Exquisite Corpse by Poppy Z Brite
What a sexy book. If you want to read homoerotic, hyper violent romance, Poppy’s your author. There’s a lot of supernatural romance out there, especially that involving vampires, and even involving gay men. I’ve even written some myself.
But this was long before the boom and even now, even with this overwhelming mass of similar books, Exquisite Corpse stands out as ahead of the curve, controversial and emotional all at once.
I went from this to read her other works, which are similar, but it was this one, and particularly the final scene, which I won’t spoil, that pushed it over the edge both in terms of societal acceptance and into my favourites. I love a questionable moral and even better one that spellbinds you utterly.
Atta by Francis Rufus Bellamy
Mixing things up a bit. This is a novel I bought in the last year or so, so I actually remember it. And I hate it! I mean, you have to forgive older science fiction as products of their time. Because of this, rampant sexism, homophobia, white male privilege and so on becomes commonplace and glossed over, which isn’t great to put it lightly.
Anyway, this has all that I’m sure, but what it also has is an absolute moron as a main character. He gets shrunk early on without knowing what’s happened and it takes him until the end of the book to realise what has happened. He even befriends an ant (the titular Atta) for God’s sake.
I mean sure, he probably hadn’t seen Honey I Shrunk the Kids, but he’d surely opened his eyes at some point and seen an ant? Or a blade of grass.
Anyway, this infuriating idiocy actually makes the book kind of an entertaining science fiction comedy, so I finished it. Though I will never revisit.
Taronga by Victor Kelleher
God, I used to love Victor Kelleher. Aussie YA? Yes, please. And this was animals and magic and a young man who I found to be oh-so-similar to me, so it was perfect.
This is the only one of his that I’ve kept because it has the special significance of being the first of his I ever read. I recall none of the other titles, anything about their plots or anything, but he and this book will always have a special place in my heart.
Fiends by John Farris
Time to be absolutely fucking petrified. So these monsters look all weird and rictus-y when they have ivy or some plant around their necks, but when you remove it, they come back to life to wreak havoc, killing almost everyone.
Now, the tagline is troubling.
Enter a Holocaust of horror
As opposed to another type of Holocaust? I mean, I think it’s best to not use the Holocaust like this in the first place and be a bit more respectful, but if you’re going to do it, let it make sense.
That said, this book truly is the epitome of terrifying horror. I’m actually afraid to even throw it away, it may be cursed so as to unleash some fiends in my own life.

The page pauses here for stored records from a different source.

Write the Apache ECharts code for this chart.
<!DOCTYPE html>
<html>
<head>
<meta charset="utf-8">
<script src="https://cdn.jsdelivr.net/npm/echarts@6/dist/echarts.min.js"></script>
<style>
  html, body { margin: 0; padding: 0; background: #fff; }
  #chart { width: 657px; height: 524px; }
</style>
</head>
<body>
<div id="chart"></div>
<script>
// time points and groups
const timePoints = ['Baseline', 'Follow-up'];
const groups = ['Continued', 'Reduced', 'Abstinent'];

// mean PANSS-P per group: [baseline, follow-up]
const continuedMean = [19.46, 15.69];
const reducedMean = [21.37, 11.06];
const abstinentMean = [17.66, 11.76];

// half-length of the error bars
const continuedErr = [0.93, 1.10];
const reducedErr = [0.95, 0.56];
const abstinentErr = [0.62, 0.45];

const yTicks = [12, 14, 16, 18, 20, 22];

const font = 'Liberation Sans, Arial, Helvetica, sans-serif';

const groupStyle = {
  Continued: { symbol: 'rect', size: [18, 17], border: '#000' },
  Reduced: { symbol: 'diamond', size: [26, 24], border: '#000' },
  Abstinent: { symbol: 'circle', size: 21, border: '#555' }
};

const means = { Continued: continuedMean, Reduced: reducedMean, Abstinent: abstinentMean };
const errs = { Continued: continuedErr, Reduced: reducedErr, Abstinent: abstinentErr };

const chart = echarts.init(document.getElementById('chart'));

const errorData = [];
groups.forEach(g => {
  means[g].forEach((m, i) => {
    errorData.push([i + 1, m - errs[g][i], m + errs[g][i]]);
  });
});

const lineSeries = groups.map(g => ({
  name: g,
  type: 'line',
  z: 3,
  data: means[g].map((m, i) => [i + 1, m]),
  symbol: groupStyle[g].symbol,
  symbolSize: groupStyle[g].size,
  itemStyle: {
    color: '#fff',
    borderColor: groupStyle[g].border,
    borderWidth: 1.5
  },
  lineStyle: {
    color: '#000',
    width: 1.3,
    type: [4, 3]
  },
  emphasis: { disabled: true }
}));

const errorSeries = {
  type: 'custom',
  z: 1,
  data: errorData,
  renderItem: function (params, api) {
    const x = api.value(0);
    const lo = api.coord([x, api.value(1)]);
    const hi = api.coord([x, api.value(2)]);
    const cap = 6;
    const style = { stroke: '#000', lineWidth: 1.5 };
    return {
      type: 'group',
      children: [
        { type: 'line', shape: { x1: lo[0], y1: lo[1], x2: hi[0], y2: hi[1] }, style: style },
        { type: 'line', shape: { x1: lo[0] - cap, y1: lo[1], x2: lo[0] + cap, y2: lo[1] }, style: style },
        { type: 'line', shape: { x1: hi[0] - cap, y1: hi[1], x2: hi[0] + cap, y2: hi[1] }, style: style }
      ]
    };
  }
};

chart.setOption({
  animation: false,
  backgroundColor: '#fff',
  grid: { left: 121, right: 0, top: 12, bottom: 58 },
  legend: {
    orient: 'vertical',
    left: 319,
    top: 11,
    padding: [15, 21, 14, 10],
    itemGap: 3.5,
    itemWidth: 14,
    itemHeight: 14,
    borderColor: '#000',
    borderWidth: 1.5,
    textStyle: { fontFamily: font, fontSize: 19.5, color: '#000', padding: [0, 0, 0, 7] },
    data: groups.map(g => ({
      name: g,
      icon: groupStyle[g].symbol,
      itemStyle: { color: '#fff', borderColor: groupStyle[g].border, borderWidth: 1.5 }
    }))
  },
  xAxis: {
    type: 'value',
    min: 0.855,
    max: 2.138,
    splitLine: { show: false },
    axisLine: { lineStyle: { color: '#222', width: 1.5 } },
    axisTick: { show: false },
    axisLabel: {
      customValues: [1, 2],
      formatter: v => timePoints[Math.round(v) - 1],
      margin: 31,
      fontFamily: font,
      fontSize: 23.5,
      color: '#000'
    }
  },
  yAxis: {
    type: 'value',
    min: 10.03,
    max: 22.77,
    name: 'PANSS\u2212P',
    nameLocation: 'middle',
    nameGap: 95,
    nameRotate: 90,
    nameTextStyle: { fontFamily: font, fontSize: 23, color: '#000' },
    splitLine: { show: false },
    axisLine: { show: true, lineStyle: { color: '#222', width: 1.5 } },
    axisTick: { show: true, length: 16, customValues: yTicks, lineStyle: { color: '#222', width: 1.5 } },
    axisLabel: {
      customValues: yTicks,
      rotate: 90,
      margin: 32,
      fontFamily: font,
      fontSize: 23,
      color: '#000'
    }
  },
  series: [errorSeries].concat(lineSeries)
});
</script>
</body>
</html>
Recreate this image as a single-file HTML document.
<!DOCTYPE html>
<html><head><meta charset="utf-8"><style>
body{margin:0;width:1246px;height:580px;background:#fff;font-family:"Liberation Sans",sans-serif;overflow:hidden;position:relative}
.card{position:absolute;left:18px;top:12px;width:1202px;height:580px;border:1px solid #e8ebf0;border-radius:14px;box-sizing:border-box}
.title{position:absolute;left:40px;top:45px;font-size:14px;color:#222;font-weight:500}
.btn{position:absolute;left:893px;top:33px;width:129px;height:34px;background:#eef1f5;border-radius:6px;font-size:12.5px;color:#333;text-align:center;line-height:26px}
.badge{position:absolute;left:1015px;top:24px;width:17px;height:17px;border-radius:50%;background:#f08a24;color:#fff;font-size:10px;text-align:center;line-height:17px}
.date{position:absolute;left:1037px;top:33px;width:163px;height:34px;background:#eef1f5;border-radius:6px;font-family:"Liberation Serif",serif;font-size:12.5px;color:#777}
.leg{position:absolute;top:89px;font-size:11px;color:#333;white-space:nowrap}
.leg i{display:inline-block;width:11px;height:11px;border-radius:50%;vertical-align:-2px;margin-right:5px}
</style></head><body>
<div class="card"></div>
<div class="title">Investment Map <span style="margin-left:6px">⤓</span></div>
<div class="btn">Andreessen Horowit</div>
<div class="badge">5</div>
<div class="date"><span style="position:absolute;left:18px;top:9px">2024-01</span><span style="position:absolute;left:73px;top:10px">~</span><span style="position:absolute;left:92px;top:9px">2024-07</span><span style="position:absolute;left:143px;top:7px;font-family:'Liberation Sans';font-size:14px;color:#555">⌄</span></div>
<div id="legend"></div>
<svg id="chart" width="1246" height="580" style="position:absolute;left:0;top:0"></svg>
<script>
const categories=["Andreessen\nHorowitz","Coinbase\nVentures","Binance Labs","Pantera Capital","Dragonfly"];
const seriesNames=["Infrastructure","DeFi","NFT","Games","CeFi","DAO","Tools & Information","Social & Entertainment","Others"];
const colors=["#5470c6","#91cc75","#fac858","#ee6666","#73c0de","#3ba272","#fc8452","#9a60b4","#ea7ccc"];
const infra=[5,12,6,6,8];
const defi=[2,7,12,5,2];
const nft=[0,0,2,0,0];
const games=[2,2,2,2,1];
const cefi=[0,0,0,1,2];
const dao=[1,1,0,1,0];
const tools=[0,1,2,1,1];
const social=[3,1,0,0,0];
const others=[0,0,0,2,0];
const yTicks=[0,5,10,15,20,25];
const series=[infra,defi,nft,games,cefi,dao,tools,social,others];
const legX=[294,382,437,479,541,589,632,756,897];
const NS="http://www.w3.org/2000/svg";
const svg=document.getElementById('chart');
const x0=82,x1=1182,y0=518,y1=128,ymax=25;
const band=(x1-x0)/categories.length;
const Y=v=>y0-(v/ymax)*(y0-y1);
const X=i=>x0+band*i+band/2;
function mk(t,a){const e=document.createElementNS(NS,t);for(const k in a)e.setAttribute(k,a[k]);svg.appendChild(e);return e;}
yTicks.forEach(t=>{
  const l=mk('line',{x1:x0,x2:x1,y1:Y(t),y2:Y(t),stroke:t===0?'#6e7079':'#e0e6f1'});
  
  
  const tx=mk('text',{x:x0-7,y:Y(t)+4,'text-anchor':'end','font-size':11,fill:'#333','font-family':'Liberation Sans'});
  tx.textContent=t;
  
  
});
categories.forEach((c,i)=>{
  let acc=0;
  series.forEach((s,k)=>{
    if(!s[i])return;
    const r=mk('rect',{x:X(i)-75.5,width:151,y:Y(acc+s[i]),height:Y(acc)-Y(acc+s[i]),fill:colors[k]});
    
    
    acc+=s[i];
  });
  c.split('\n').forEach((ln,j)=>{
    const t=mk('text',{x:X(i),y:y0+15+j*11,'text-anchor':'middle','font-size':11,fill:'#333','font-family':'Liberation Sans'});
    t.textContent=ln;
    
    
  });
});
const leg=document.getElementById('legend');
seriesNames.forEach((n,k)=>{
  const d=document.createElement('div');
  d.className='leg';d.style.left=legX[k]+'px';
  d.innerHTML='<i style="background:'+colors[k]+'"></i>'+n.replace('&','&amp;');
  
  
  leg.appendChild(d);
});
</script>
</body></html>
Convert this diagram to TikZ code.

Molt Brother by Jacqueline Lichtenberg
Science fiction is at its best when acting as an allegory for life. It can also be at its worst. I remember this at its best, but I fear that if I were to reread it, the opposite might be true. The story of love across species and a human man being indoctrinated into an other culture, I mean even writing this makes me cringe a little.
Anyway, I hope this stands up to time a bit better than my recollections of it do, because it has a fabulous Star Wars-esque cover and I remember being quite clever and insightful.
Monster by Christopher Pike
For those not in the know, in school, Christopher Pike was like a much cooler R.L. Stine. His work was a bit edgier, a bit scarier, a bit more grown up. Of course this is talking in literary circles, so not in actual levels of cool, but to me, this is how it was.
I don’t know where I got this copy from, but it was obviously a library book once, and in a second hand store or two after that. Somewhere it lost its cover, but I think that was my fault.
I’ll quote the back to you:
Mary Carlson walked into the party with a loaded shotgun. In the blink of the eye, she blew two people away. She wanted to kill more, but was stopped by her best friend…
And so on. Pretty icky subject matter these days with ubiquitous school shootings in the US, but at the time, a good allegory for cool versus not cool.
Born Into Light by Paul Samuel Jacobs
Another Scholastic publication I’ve saved through the years. Something about this enchanted me and I’m pretty sure I remember what it was.
It was the allusion to light and the fact that this was a part of the two strange alien children this revolves around. Since then, I’ve seen a few other light powers and loved them just as much. There are the creepy children from Village of the Damned and their light eyes. Sookie and her light fingers. (Interestingly, one of the actors who was a child also turns up in True Blood as Sookie’s cousin. Coincidence or are light powers real? I’ll let you decide) And of course Willow and her light hair.
My point is that this book started it for me, and whenever I write light powers into something, it’s likely due to this catalysing my love of them.